* **TASK PROMPT**
Print the records below exactly, starting at the first line and stopping after the line that contains "var yTicks = [-10, 0, 10, 20, 30, 40, 50];". Leave out any pictures.

* **MATERIAL FOR THE TASK**

::::::::::

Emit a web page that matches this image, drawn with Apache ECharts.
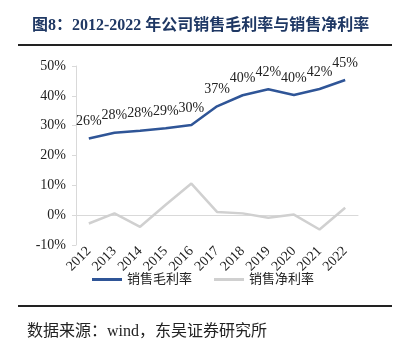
<!DOCTYPE html>
<html><head><meta charset="utf-8">
<script src="https://cdn.jsdelivr.net/npm/echarts@6/dist/echarts.min.js"></script>
<style>html,body{margin:0;padding:0;background:#fff}#c{width:406px;height:349px}</style>
</head><body><div id="c"></div>
<script>
var years = ['2012','2013','2014','2015','2016','2017','2018','2019','2020','2021','2022'];
var grossMargin = [25.7, 27.6, 28.3, 29.1, 30.2, 36.5, 40.2, 42.2, 40.3, 42.3, 45.3];
var grossLabels = ['26%','28%','28%','29%','30%','37%','40%','42%','40%','42%','45%'];
var netMargin = [-2.8, 0.6, -3.9, 3.5, 10.6, 1.1, 0.6, -0.9, 0.2, -4.8, 2.5];
var yTicks = [-10, 0, 10, 20, 30, 40, 50];

var serif = '"Times New Roman","Liberation Serif","Noto Sans CJK SC",serif';
var chart = echarts.init(document.getElementById('c'));
chart.setOption({
  animation: false,
  backgroundColor: '#fff',
  title: {
    text: '图8：2012-2022 年公司销售毛利率与销售净利率',
    left: 27, top: 13,
    textStyle: {fontFamily: serif, fontSize: 16, fontWeight: 'bold', color: '#1f3864'}
  },
  graphic: [
    {type: 'line', shape: {x1: 18, y1: 45, x2: 392, y2: 45}, style: {stroke: '#222', lineWidth: 2}},
    {type: 'line', shape: {x1: 18, y1: 306, x2: 392, y2: 306}, style: {stroke: '#222', lineWidth: 2}},
    {type: 'text', left: 27, top: 324, style: {text: '数据来源：wind，东吴证券研究所', font: '16px ' + serif, fill: '#222'}}
  ],
  legend: {
    top: 268, left: 'center',
    itemWidth: 30, itemHeight: 3, itemGap: 22,
    icon: 'rect',
    textStyle: {fontFamily: serif, fontSize: 13, color: '#222'},
    data: ['销售毛利率', '销售净利率']
  },
  grid: {left: 76, right: 48, top: 66, bottom: 104},
  xAxis: {
    type: 'category', data: years, boundaryGap: true,
    axisLine: {onZero: true, lineStyle: {color: '#d9d9d9'}},
    axisTick: {show: false},
    axisLabel: {rotate: 45, fontFamily: serif, fontSize: 14, color: '#222', margin: 4, interval: 0}
  },
  yAxis: {
    type: 'value', min: yTicks[0], max: yTicks[yTicks.length - 1], interval: 10,
    axisLine: {show: true, lineStyle: {color: '#d9d9d9'}},
    axisTick: {show: true, length: 4, lineStyle: {color: '#d9d9d9'}},
    splitLine: {show: false},
    axisLabel: {formatter: '{value}%', fontFamily: serif, fontSize: 14, color: '#222', margin: 10}
  },
  series: [
    {
      name: '销售毛利率', type: 'line', data: grossMargin, symbol: 'circle', symbolSize: 0, showSymbol: true,
      lineStyle: {color: '#2f5597', width: 2.5}, itemStyle: {color: '#2f5597'},
      label: {show: true, position: 'top', distance: 10, fontFamily: serif, fontSize: 14, color: '#222',
        formatter: function (p) { return grossLabels[p.dataIndex]; }}
    },
    {
      name: '销售净利率', type: 'line', data: netMargin, symbol: 'none',
      lineStyle: {color: '#d0d0d0', width: 2.5}, itemStyle: {color: '#d0d0d0'}
    }
  ]
});
</script></body></html>
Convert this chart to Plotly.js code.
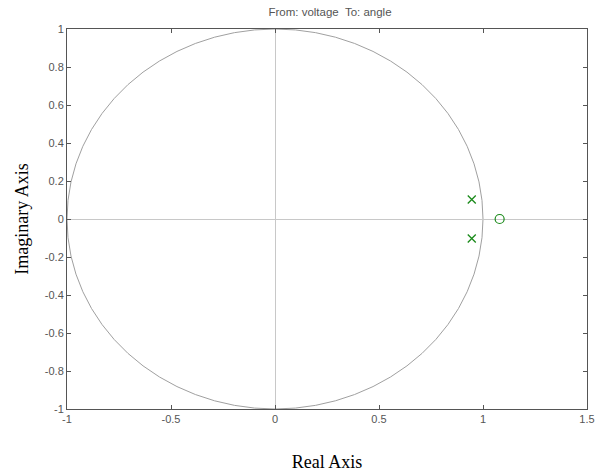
<!DOCTYPE html>
<html><head><meta charset="utf-8">
<script src="https://cdn.plot.ly/plotly-3.0.1.min.js"></script>
<style>html,body{margin:0;padding:0;background:#fff}#chart{width:600px;height:474px}</style>
</head><body><div id="chart"></div>
<script>
const poleReal = [0.946, 0.946];
const poleImag = [0.103, -0.103];
const zeroReal = [1.08];
const zeroImag = [0];
const unitCircleRadius = 1;
const xTicks = [-1, -0.5, 0, 0.5, 1, 1.5];
const xTickLabels = ['-1', '-0.5', '0', '0.5', '1', '1.5'];
const yTicks = [-1, -0.8, -0.6, -0.4, -0.2, 0, 0.2, 0.4, 0.6, 0.8, 1];
const yTickLabels = ['-1', '-0.8', '-0.6', '-0.4', '-0.2', '0', '0.2', '0.4', '0.6', '0.8', '1'];

const green = '#1a8a1a';
const traces = [
  {x: poleReal, y: poleImag, mode: 'markers', type: 'scatter',
   marker: {symbol: 'x-thin-open', size: 8, color: green, line: {color: green, width: 1.3}}, hoverinfo: 'x+y'},
  {x: zeroReal, y: zeroImag, mode: 'markers', type: 'scatter',
   marker: {symbol: 'circle-open', size: 9, color: green, line: {color: green, width: 1.2}}, hoverinfo: 'x+y'}
];
const sans = 'Liberation Sans, Arial, sans-serif';
const serif = 'Liberation Serif, Times New Roman, serif';
const axisCommon = {
  showgrid: false, zeroline: true, zerolinecolor: '#c8c8c8', zerolinewidth: 1,
  showline: true, linecolor: '#555', linewidth: 1, mirror: 'ticks',
  ticks: 'inside', ticklen: 4, tickcolor: '#555',
  tickfont: {family: sans, size: 11, color: '#555'}
};
const layout = {
  width: 600, height: 474,
  margin: {l: 67, r: 13, t: 29, b: 65},
  paper_bgcolor: '#fff', plot_bgcolor: '#fff',
  showlegend: false,
  title: {text: 'From: voltage  To: angle', font: {family: sans, size: 11.5, color: '#555'},
          x: 0.55, xanchor: 'center', y: 0.974, yanchor: 'middle'},
  xaxis: Object.assign({}, axisCommon, {range: [-1, 1.5], tickvals: xTicks, ticktext: xTickLabels,
    title: {text: 'Real Axis', font: {family: serif, size: 18, color: '#000'}, standoff: 31}}),
  yaxis: Object.assign({}, axisCommon, {range: [-1, 1], tickvals: yTicks, ticktext: yTickLabels,
    title: {text: 'Imaginary Axis', font: {family: serif, size: 18, color: '#000'}, standoff: 11}}),
  shapes: [{type: 'circle', xref: 'x', yref: 'y', x0: -unitCircleRadius, x1: unitCircleRadius,
            y0: -unitCircleRadius, y1: unitCircleRadius, line: {color: '#a0a0a0', width: 1}, layer: 'below'}]
};
Plotly.newPlot('chart', traces, layout, {displayModeBar: false, staticPlot: true});
</script></body></html>
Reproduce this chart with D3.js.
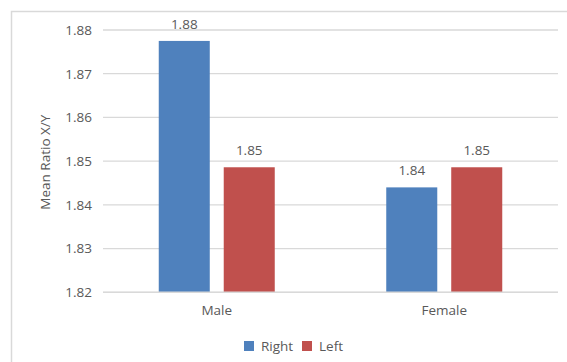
<!DOCTYPE html>
<html>
<head>
<meta charset="utf-8">
<script src="https://cdn.jsdelivr.net/npm/d3@7"></script>
<style>
  html, body { margin: 0; padding: 0; background: #fff; }
  svg { display: block; }
  text { font-family: "Open Sans", "Liberation Sans", sans-serif; fill: #595959; }
</style>
</head>
<body>
<svg id="chart" width="567" height="362"></svg>
<script>
// Mean X/Y ratio by sex and side
const categories = ["Male", "Female"];
const seriesNames = ["Right", "Left"];
const rightValues = [1.8775, 1.844];
const leftValues = [1.8486, 1.8486];
const valueLabels = [["1.88", "1.85"], ["1.84", "1.85"]];
const yTicks = [1.82, 1.83, 1.84, 1.85, 1.86, 1.87, 1.88];
const colors = ["#4F81BD", "#C0504D"];

const svg = d3.select("#chart");
const W = 567, H = 362;

// chart area border
svg.append("rect")
  .attr("x", 11.5).attr("y", 11.5)
  .attr("width", W + 10).attr("height", H + 10)
  .attr("fill", "none").attr("stroke", "#d9d9d9").attr("stroke-width", 1.5);

const plot = { left: 103, right: 558, top: 30, bottom: 292.3 };

const x0 = d3.scaleBand().domain(categories).range([plot.left, plot.right]).paddingInner(0).paddingOuter(0);
const x1 = d3.scaleBand().domain(seriesNames).range([0, 116]).paddingInner(0.215);
const y = d3.scaleLinear().domain([1.82, 1.88]).range([plot.bottom, plot.top]);

// gridlines
svg.append("g").selectAll("line").data(yTicks).join("line")
  .attr("x1", plot.left).attr("x2", plot.right)
  .attr("y1", d => y(d)).attr("y2", d => y(d))
  .attr("stroke", "#d9d9d9").attr("stroke-width", 1.3);

// y axis tick labels
const yAxis = d3.axisLeft(y).tickValues(yTicks).tickFormat(d3.format(".2f")).tickSize(0).tickPadding(11);
const gy = svg.append("g").attr("transform", `translate(${plot.left},0)`).call(yAxis);
gy.select(".domain").remove();
gy.selectAll("text").style("font-size", "13.5px").attr("fill", "#595959").attr("font-family", null);

// y axis title
svg.append("text")
  .attr("transform", `translate(50,${(plot.top + plot.bottom) / 2 + 1}) rotate(-90)`)
  .attr("text-anchor", "middle")
  .style("font-size", "13.5px")
  .text("Mean Ratio X/Y");

const rows = categories.map((c, i) => ({
  cat: c,
  vals: [rightValues[i], leftValues[i]],
  labels: valueLabels[i]
}));

const groupOffset = (x0.bandwidth() - 116) / 2;
const groups = svg.append("g").selectAll("g").data(rows).join("g")
  .attr("transform", d => `translate(${x0(d.cat) + groupOffset},0)`);

groups.selectAll("rect").data(d => d.vals.map((v, j) => ({ v, s: seriesNames[j], j }))).join("rect")
  .attr("x", d => x1(d.s))
  .attr("width", x1.bandwidth())
  .attr("y", d => y(d.v))
  .attr("height", d => y(1.82) - y(d.v))
  .attr("fill", d => colors[d.j]);

groups.selectAll("text.val").data(d => d.vals.map((v, j) => ({ v, s: seriesNames[j], lab: d.labels[j] }))).join("text")
  .attr("class", "val")
  .attr("x", d => x1(d.s) + x1.bandwidth() / 2)
  .attr("y", d => y(d.v) - 12)
  .attr("text-anchor", "middle")
  .style("font-size", "13.5px")
  .text(d => d.lab);

// x axis baseline
svg.append("line")
  .attr("x1", plot.left).attr("x2", plot.right)
  .attr("y1", plot.bottom).attr("y2", plot.bottom)
  .attr("stroke", "#d9d9d9").attr("stroke-width", 1.5);

// category labels
const xAxis = d3.axisBottom(x0).tickSize(0).tickPadding(13);
const gx = svg.append("g").attr("transform", `translate(0,${plot.bottom})`).call(xAxis);
gx.select(".domain").remove();
gx.selectAll("text").style("font-size", "13.5px").attr("fill", "#595959").attr("font-family", null);

// legend
const legend = svg.append("g").attr("transform", "translate(244,341)");
const items = [{ name: "Right", x: 0 }, { name: "Left", x: 58 }];
items.forEach((it, i) => {
  legend.append("rect").attr("x", it.x).attr("y", 0).attr("width", 10).attr("height", 10).attr("fill", colors[i]);
  legend.append("text").attr("x", it.x + 17).attr("y", 9.5).style("font-size", "13.5px").text(it.name);
});
</script>
</body>
</html>
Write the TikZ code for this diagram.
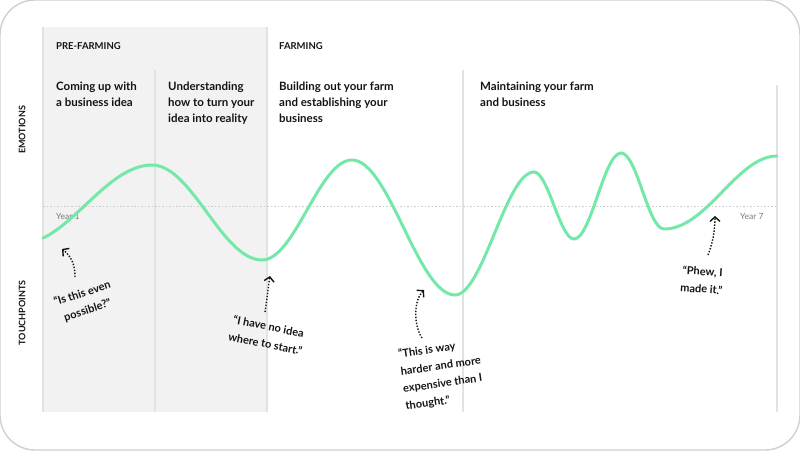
\documentclass[tikz,border=0pt]{standalone}
\usepackage{fontspec}
\setmainfont{Lato}
\usetikzlibrary{arrows.meta}

\definecolor{mint}{HTML}{74E8A8}
\definecolor{bandgray}{HTML}{F2F2F2}
\definecolor{rulegray}{HTML}{E2E2E2}
\definecolor{framegray}{HTML}{CFCFCF}
\definecolor{ink}{HTML}{141414}
\definecolor{muted}{HTML}{7A7A7A}

\tikzset{
  phase/.style={anchor=north west, inner sep=0pt, align=left, text=ink,
    font=\fontsize{11.5}{16}\selectfont\bfseries},
  stage/.style={anchor=base west, inner sep=0pt, text=ink,
    font=\fontsize{9.5}{11}\selectfont\bfseries},
  axislabel/.style={rotate=90, inner sep=0pt, text=ink,
    font=\fontsize{9}{11}\selectfont\bfseries},
  yearlabel/.style={anchor=base west, inner sep=0pt, text=muted,
    font=\fontsize{8.5}{10}\selectfont},
  quote/.style={inner sep=0pt, align=center, text=ink,
    font=\fontsize{11}{17.5}\selectfont\bfseries},
  divider/.style={draw=rulegray, line width=1.5pt},
  emotion/.style={draw=mint, line width=3pt, line cap=round},
  hint/.style={draw=ink, line width=1.4pt, dash pattern=on 1.4pt off 1.6pt,
    -{Straight Barb[length=4.5pt,width=10pt,line width=1.4pt]}}
}

\begin{document}
\begin{tikzpicture}[x=1pt, y=-1pt]
  \useasboundingbox (0,0) rectangle (800,450);
  \draw[draw=framegray, line width=1.4pt, rounded corners=35pt] (0,0) rectangle (800,450);

  % pre-farming band
  \fill[bandgray] (43,27) rectangle (267,412);
  \draw[divider] (43,27) -- (43,412);
  \draw[divider] (155,70) -- (155,412);
  \draw[divider] (267,27) -- (267,412);
  \draw[divider] (463,70) -- (463,412);
  \draw[divider] (777,85) -- (777,412);

  % zero line
  \draw[draw=rulegray!90!black, line width=0.8pt, dash pattern=on 1.5pt off 2pt] (43,206) -- (777,206);

  % headings
  \node[stage] (pre) at (56,49) {PRE-FARMING};
  \node[stage] (farm) at (279,49) {FARMING};
  \node[phase] (idea) at (56,82) {Coming up with\\a business idea};
  \node[phase] (real) at (168,82) {Understanding\\how to turn your\\idea into reality};
  \node[phase] (build) at (279,82) {Building out your farm\\and establishing your\\business};
  \node[phase] (keep) at (480,82) {Maintaining your farm\\and business};

  \node[axislabel] (emo) at (22,130) {EMOTIONS};
  \node[axislabel] (touch) at (22,313) {TOUCHPOINTS};

  \node[yearlabel] (y1) at (56,219) {Year 1};
  \node[yearlabel] (y7) at (740,219) {Year 7};

  % emotion curve
  \draw[emotion] (43,238) .. controls (78,222) and (112,165) .. (152,165)
    .. controls (192,165) and (222,260) .. (262,260)
    .. controls (295,260) and (319,160) .. (352,160)
    .. controls (389,160) and (418,295) .. (455,295)
    .. controls (483,295) and (506,172) .. (534,172)
    .. controls (548,172) and (560,239) .. (574,239)
    .. controls (591,239) and (604,153) .. (621,153)
    .. controls (637,153) and (648,229) .. (664,229)
    .. controls (707,229) and (737,156) .. (777,156);

  % touchpoints
  \node[quote, rotate=18] (q1) at (85,302) {“Is this even\\possible?”};
  \node[quote, rotate=-11] (q2) at (267,335) {“I have no idea\\where to start.”};
  \node[quote, rotate=8, align=left] (q3) at (442,375) {“This is way\\harder and more\\expensive than I\\thought.”};
  \node[quote, rotate=-4] (q4) at (702,280) {“Phew, I\\made it.”};

  \coordinate (t1) at (75,277);
  \coordinate (h1) at (62,249);
  \coordinate (t2) at (265,312);
  \coordinate (h2) at (270,276);
  \coordinate (t3) at (422,338);
  \coordinate (h3) at (424,290);
  \coordinate (t4) at (708,255);
  \coordinate (h4) at (715,216);

  \draw[hint] (t1) .. controls (75,264) and (71,256) .. (h1);
  \draw[hint] (t2) .. controls (267,300) and (268,288) .. (h2);
  \draw[hint] (t3) .. controls (413,324) and (414,300) .. (h3);
  \draw[hint] (t4) .. controls (712,245) and (715,232) .. (h4);
\end{tikzpicture}
\end{document}
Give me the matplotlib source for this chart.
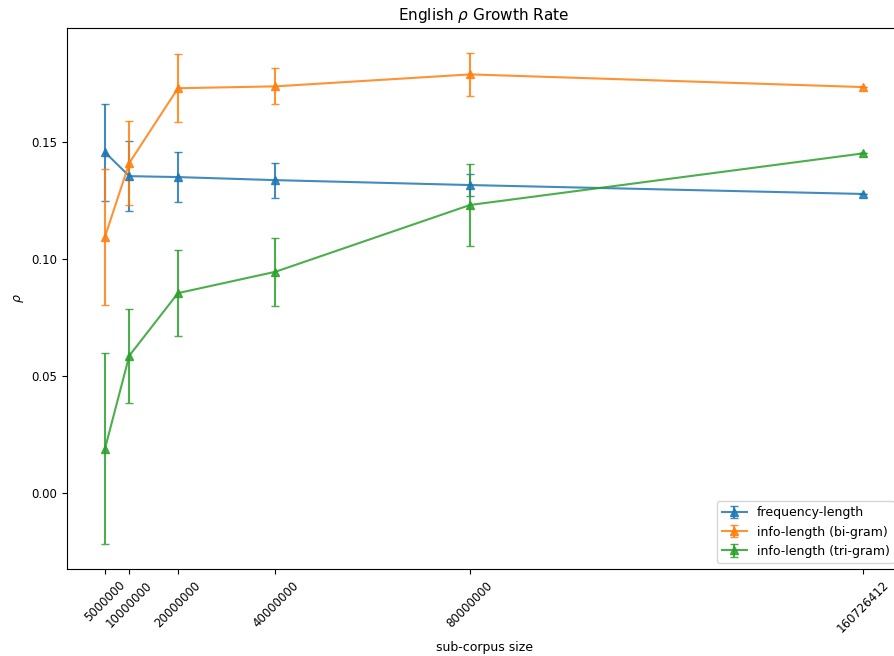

::::::::::

* **TASK RESPONSE**
Emit a web page that matches this image, drawn with Apache ECharts.
<!DOCTYPE html>
<html><head><meta charset="utf-8">
<script src="https://cdn.jsdelivr.net/npm/echarts@6/dist/echarts.min.js"></script>
<style>html,body{margin:0;padding:0;background:#fff}#c{width:406px;height:349px}</style>
</head><body><div id="c"></div>
<script>
var years = ['2012','2013','2014','2015','2016','2017','2018','2019','2020','2021','2022'];
var grossMargin = [25.7, 27.6, 28.3, 29.1, 30.2, 36.5, 40.2, 42.2, 40.3, 42.3, 45.3];
var grossLabels = ['26%','28%','28%','29%','30%','37%','40%','42%','40%','42%','45%'];
var netMargin = [-2.8, 0.6, -3.9, 3.5, 10.6, 1.1, 0.6, -0.9, 0.2, -4.8, 2.5];
var yTicks = [-10, 0, 10, 20, 30, 40, 50];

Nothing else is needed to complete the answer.